* Begin GIVEN DATA *
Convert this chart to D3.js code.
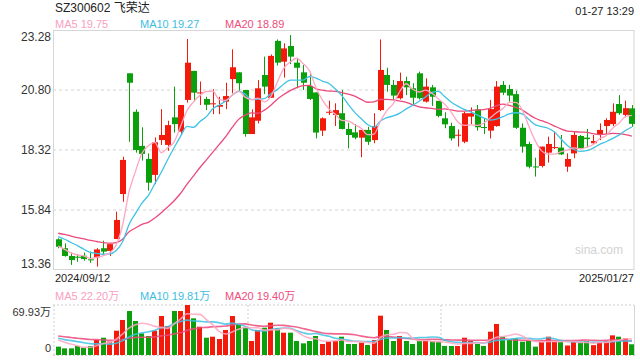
<!DOCTYPE html>
<html><head><meta charset="utf-8">
<script src="https://cdn.jsdelivr.net/npm/d3@7/dist/d3.min.js"></script>
<style>
html,body{margin:0;padding:0;background:#fff;}
svg{display:block;font-family:Arial,"Liberation Sans","Noto Sans CJK SC",sans-serif;}
</style></head><body>
<svg id="c" width="640" height="360"></svg>
<script>
const title = "SZ300602 飞荣达";
const timeStamp = "01-27 13:29";
const xLabels = ["2024/09/12", "2025/01/27"];
const priceTicks = [23.28, 20.80, 18.32, 15.84, 13.36];
const volMaxLabel = 69.93;

// closes before the visible window (used only to warm up the moving averages)
const priorClose = [14.9,15.1,15.2,14.9,15.0,15.1,15.0,14.9,15.0,15.1,15.0,15.1,15.2,15.3,15.05,14.6,14.5,14.3,14.0];
const priorVolume = [32,28,35,27,30,26,33,29,31,28,27,24,26,25,26,25,22,24,22.3];

const open = [14.63,14.26,13.94,13.91,13.95,13.80,13.88,14.26,14.15,14.64,16.50,21.49,19.90,18.49,17.95,17.29,18.73,18.53,19.67,19.08,
20.39,21.59,20.68,20.43,20.23,20.11,20.32,21.25,21.53,20.80,18.98,19.53,21.42,20.48,22.83,21.97,22.62,21.93,21.53,20.97,
20.70,19.12,19.88,19.77,19.84,19.19,19.05,18.83,19.15,18.73,19.97,21.42,21.01,20.46,21.17,20.87,21.49,20.32,20.91,20.35,
19.63,19.31,18.93,18.66,19.70,20.00,19.27,19.12,19.31,21.01,20.84,20.63,19.24,18.57,17.64,17.66,18.21,18.41,18.42,17.63,
18.18,18.90,18.83,18.60,18.94,19.31,19.39,20.22,19.77,20.04];
const high = [14.67,14.46,14.08,14.02,14.08,14.12,14.26,14.57,14.44,15.77,18.04,21.49,20.00,19.26,18.18,18.84,20.01,19.53,20.94,20.18,
22.91,21.59,21.15,20.52,20.83,20.52,21.10,22.48,21.53,20.80,20.00,21.21,22.18,22.27,22.89,22.73,23.07,22.11,21.83,21.49,
20.70,19.67,20.36,20.25,20.80,19.45,19.39,19.15,19.28,19.84,22.89,21.72,21.21,21.52,21.35,21.08,21.56,21.28,21.01,20.35,
19.88,19.45,19.17,19.90,20.08,20.18,19.63,20.39,21.17,21.17,21.01,20.77,19.42,18.66,18.00,18.46,18.87,19.08,18.94,18.18,
19.08,18.94,19.19,18.94,19.42,19.63,20.25,20.59,20.36,20.18];
const low = [14.26,13.91,13.57,13.70,13.75,13.66,13.50,14.02,13.94,14.64,16.18,18.66,18.21,17.88,16.64,16.91,18.53,18.29,19.04,18.98,
20.28,20.32,20.18,19.97,19.80,19.80,20.01,20.66,20.73,18.87,18.98,19.42,20.63,20.48,21.81,21.31,21.87,20.87,20.80,20.39,
18.80,18.90,19.77,19.31,19.17,18.39,18.76,18.02,18.53,18.60,19.93,20.73,20.39,20.41,20.59,20.18,20.41,20.28,20.14,19.67,
19.22,18.71,18.46,18.60,19.39,19.12,18.98,18.80,19.28,20.59,20.32,19.19,18.21,17.56,17.22,17.60,17.80,18.36,18.11,17.42,
17.98,18.35,18.43,18.53,18.73,18.98,19.31,19.77,19.67,19.28];
const close = [14.32,13.94,13.77,13.87,13.81,13.78,14.21,14.12,14.43,15.43,17.91,21.10,18.32,18.16,16.97,18.64,18.94,19.35,19.39,20.18,
21.93,20.69,20.70,20.19,20.25,20.18,20.55,21.74,21.08,18.98,19.67,20.87,20.94,22.21,21.93,22.52,22.18,21.72,21.10,20.43,
19.04,19.63,19.90,19.97,19.19,18.94,18.83,19.15,18.66,19.31,21.63,21.01,20.57,21.17,20.91,20.48,20.46,20.94,20.52,19.73,
19.38,18.80,18.95,19.84,19.84,19.26,19.25,20.01,20.94,20.69,20.57,19.24,18.46,17.63,17.63,18.46,18.57,18.44,18.14,17.95,
18.94,18.39,18.77,18.69,19.15,19.56,19.90,19.84,20.05,19.40];
// volume in 万 shares
const volume = [11.7,9.3,9.3,12.6,10.3,12.6,21.0,24.2,18.6,34.0,49.0,61.5,47.6,30.3,26.6,34.0,54.5,40.6,61.5,61.5,
69.93,51.3,39.6,24.2,25.6,22.4,35.0,54.5,42.9,38.2,19.6,35.0,38.2,45.2,37.3,31.2,31.2,19.6,16.3,19.6,
26.6,15.4,18.6,19.6,25.6,15.4,15.4,17.2,14.0,21.0,55.0,35.0,19.6,26.6,19.6,15.4,19.6,20.0,19.6,18.6,
12.6,12.6,12.6,24.2,19.6,15.4,12.6,32.6,43.4,25.6,21.9,23.3,18.6,19.6,11.7,18.6,25.6,18.6,18.6,13.3,
18.2,18.3,19.6,13.8,17.2,19.6,27.5,25.6,23.3,15.0];

const maPeriods = [5, 10, 20];
const maColors = ["#ffa6c2", "#40c3e4", "#ec4a7c"];
const maTextColors = ["#f9a0bf", "#3dbde0", "#ee4c7c"];
const upColor = "#f31a0c", downColor = "#0a9f0b";

function movingAvg(prior, vals, n) {
  const all = prior.concat(vals), off = prior.length;
  return vals.map((v, i) => d3.mean(all.slice(off + i - n + 1, off + i + 1)));
}

const svg = d3.select("#c");
const N = close.length;
const left = 55, right = 635;
const x = d3.scaleBand().domain(d3.range(N)).range([left, right]).paddingInner(0.22).paddingOuter(0.1);
const cx = i => x(i) + x.bandwidth() / 2;
const y = d3.scaleLinear().domain([priceTicks[4], priceTicks[0]]).range([270, 30]);
const yv = d3.scaleLinear().domain([0, volMaxLabel]).range([355, 305]);

// title
svg.append("text").attr("x", 55).attr("y", 12).attr("font-size", 12).attr("fill", "#222").text(title);
svg.append("text").attr("x", 634).attr("y", 15).attr("text-anchor", "end").attr("font-size", 11).attr("fill", "#222").text(timeStamp);

// price MA legend
const priceMA = maPeriods.map(p => movingAvg(priorClose, close, p));
maPeriods.forEach((p, k) => {
  svg.append("text").attr("x", 55 + k * 85).attr("y", 28).attr("font-size", 11).attr("fill", maTextColors[k])
    .text("MA" + p + " " + priceMA[k][N - 1].toFixed(2));
});

// main grid
const grid = svg.append("g");
priceTicks.slice(1, 4).forEach(t => {
  grid.append("line").attr("x1", 53).attr("x2", 634).attr("y1", y(t)).attr("y2", y(t))
    .attr("stroke", "#e2e2e2").attr("stroke-width", 1.5).attr("stroke-dasharray", "3,3");
});
svg.append("rect").attr("x", 53.5).attr("y", 30.5).attr("width", 580.5).attr("height", 239)
  .attr("fill", "none").attr("stroke", "#d6d6d6");

// y axis
const yAxis = d3.axisLeft(y).tickValues(priceTicks).tickSize(0).tickPadding(0).tickFormat(d3.format(".2f"));
const ya = svg.append("g").attr("transform", "translate(51,0)").call(yAxis);
ya.select(".domain").remove();
ya.selectAll("text").attr("font-size", 12).attr("fill", "#333").attr("font-family", "Arial,'Liberation Sans',sans-serif")
  .attr("dy", (d, i) => i === 0 ? "0.9em" : (i === 4 ? "-0.25em" : "0.32em"));

// watermark
svg.append("text").attr("x", 623).attr("y", 254).attr("text-anchor", "end").attr("font-size", 12).attr("fill", "#d2d2d2").text("sina.com");

// candles
const cg = svg.append("g");
d3.range(N).forEach(i => {
  const up = close[i] >= open[i];
  const col = up ? upColor : downColor;
  cg.append("line").attr("x1", Math.round(cx(i)) + 0.5).attr("x2", Math.round(cx(i)) + 0.5)
    .attr("y1", y(high[i])).attr("y2", y(low[i])).attr("stroke", col).attr("stroke-width", 1);
  const top = y(Math.max(open[i], close[i])), bot = y(Math.min(open[i], close[i]));
  cg.append("rect").attr("x", Math.round(cx(i) - 2.5)).attr("width", 6).attr("y", top).attr("height", Math.max(1, bot - top)).attr("fill", col);
});

// price MA lines
const line = d3.line().x((d, i) => cx(i)).y(d => y(d)).curve(d3.curveMonotoneX);
[2, 1, 0].forEach(k => {
  svg.append("path").attr("d", line(priceMA[k])).attr("fill", "none").attr("stroke", maColors[k]).attr("stroke-width", 1.3);
});

// x labels
svg.append("text").attr("x", 55).attr("y", 282).attr("font-size", 11).attr("fill", "#222").text(xLabels[0]);
svg.append("text").attr("x", 634).attr("y", 282).attr("text-anchor", "end").attr("font-size", 11).attr("fill", "#222").text(xLabels[1]);

// volume legend
const volMA = maPeriods.map(p => movingAvg(priorVolume, volume, p));
maPeriods.forEach((p, k) => {
  svg.append("text").attr("x", 55 + k * 85).attr("y", 300).attr("font-size", 11).attr("fill", maTextColors[k])
    .text("MA" + p + " " + volMA[k][N - 1].toFixed(2) + "万");
});

// volume frame
const vg = svg.append("g");
[[53, 305, 634, 305], [53, 355.5, 634, 355.5], [54, 305, 54, 355], [248, 305, 248, 355], [441, 305, 441, 355]].forEach(l => {
  vg.append("line").attr("x1", l[0]).attr("y1", l[1]).attr("x2", l[2]).attr("y2", l[3])
    .attr("stroke", "#cfcfcf").attr("stroke-width", 1).attr("stroke-dasharray", "2,2");
});
vg.append("line").attr("x1", 634.5).attr("x2", 634.5).attr("y1", 305).attr("y2", 356).attr("stroke", "#d6d6d6");

svg.append("text").attr("x", 51).attr("y", 316).attr("text-anchor", "end").attr("font-size", 11).attr("fill", "#333").text(volMaxLabel.toFixed(2) + "万");
svg.append("text").attr("x", 51).attr("y", 352).attr("text-anchor", "end").attr("font-size", 11).attr("fill", "#333").text("0");

// volume bars
d3.range(N).forEach(i => {
  const col = close[i] >= open[i] ? upColor : downColor;
  vg.append("rect").attr("x", Math.round(cx(i) - 2.5)).attr("width", 5).attr("y", yv(volume[i]))
    .attr("height", yv(0) - yv(volume[i])).attr("fill", col);
});
const vline = d3.line().x((d, i) => cx(i)).y(d => yv(d)).curve(d3.curveMonotoneX);
[2, 1, 0].forEach(k => {
  svg.append("path").attr("d", vline(volMA[k])).attr("fill", "none").attr("stroke", maColors[k]).attr("stroke-width", 1.6).attr("opacity", 0.85);
});
</script>
</body></html>
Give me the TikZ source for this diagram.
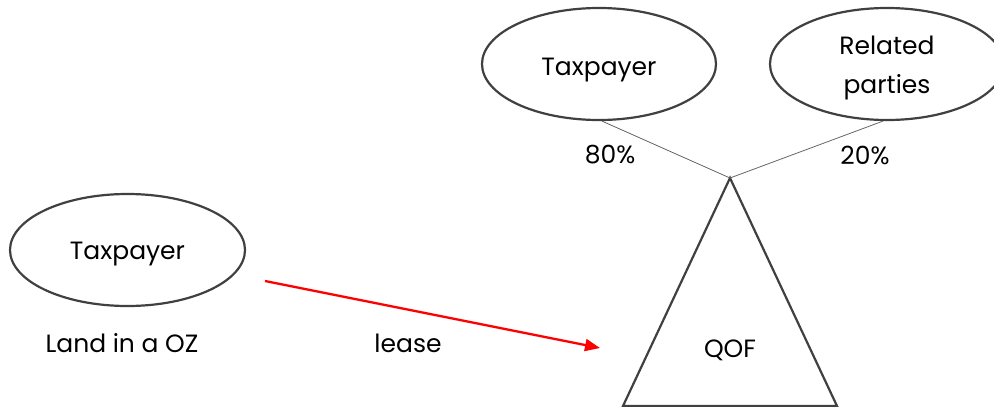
\documentclass[tikz,border=0pt]{standalone}
\usepackage{fontspec}
\setmainfont{Poppins}
\usetikzlibrary{shapes.geometric,arrows.meta}
\definecolor{edge}{HTML}{404040}
\tikzset{
  oval/.style={draw=edge, line width=2.2pt, ellipse, minimum width=#1, minimum height=112pt, inner sep=0pt},
  lbl/.style={font=\fontsize{25}{30}\selectfont, text=black, align=center},
  thin/.style={draw=edge!80, line width=0.8pt},
}
\begin{document}
\begin{tikzpicture}[x=1pt,y=-1pt]
\useasboundingbox (0,0) rectangle (994,407);
\node[oval=235pt] (tp1) at (127.5,250) {};
\node[lbl] (tp1t) at ([yshift=-4pt]tp1.center) {Taxpayer};
\node[oval=234pt] (tp2) at (599,64) {};
\node[lbl] (tp2t) at ([yshift=-6pt]tp2.center) {Taxpayer};
\node[oval=234pt] (rp) at (887,64) {};
\node[lbl, font=\fontsize{25}{39}\selectfont] (rpt) at ([yshift=-4pt]rp.center) {Related\\parties};
\coordinate (apex) at (730,178);
\coordinate (bl) at (623,406);
\coordinate (br) at (837,406);
\draw[draw=edge, line width=2.2pt, line join=miter] (apex) -- (bl) -- (br) -- cycle;
\node[lbl] (qof) at (730,350) {QOF};
\draw[thin] (tp2.south) ++(3,0) coordinate (t2s) (t2s) -- (apex);
\draw[thin] (rp.south) ++(-4,0) coordinate (rps) (rps) -- (apex);
\node[lbl] (p80) at (610,155) {80\%};
\node[lbl] (p20) at (865,155) {20\%};
\node[lbl] (land) at (122,343) {Land in a OZ};
\node[lbl] (lease) at (408,343) {lease};
\coordinate (as) at (265,281);
\coordinate (ae) at (600,348);
\draw[red, line width=2.3pt, -{Triangle[length=15pt,width=12pt]}] (as) -- (ae);
\end{tikzpicture}
\end{document}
* End GIVEN DATA *
Transcribe exactly, with no pictures, the lines running from the first line of the material through the line holding "const volMaxLabel = 69.93;".

Convert this chart to D3.js code.
<!DOCTYPE html>
<html><head><meta charset="utf-8">
<script src="https://cdn.jsdelivr.net/npm/d3@7/dist/d3.min.js"></script>
<style>
html,body{margin:0;padding:0;background:#fff;}
svg{display:block;font-family:Arial,"Liberation Sans","Noto Sans CJK SC",sans-serif;}
</style></head><body>
<svg id="c" width="640" height="360"></svg>
<script>
const title = "SZ300602 飞荣达";
const timeStamp = "01-27 13:29";
const xLabels = ["2024/09/12", "2025/01/27"];
const priceTicks = [23.28, 20.80, 18.32, 15.84, 13.36];
const volMaxLabel = 69.93;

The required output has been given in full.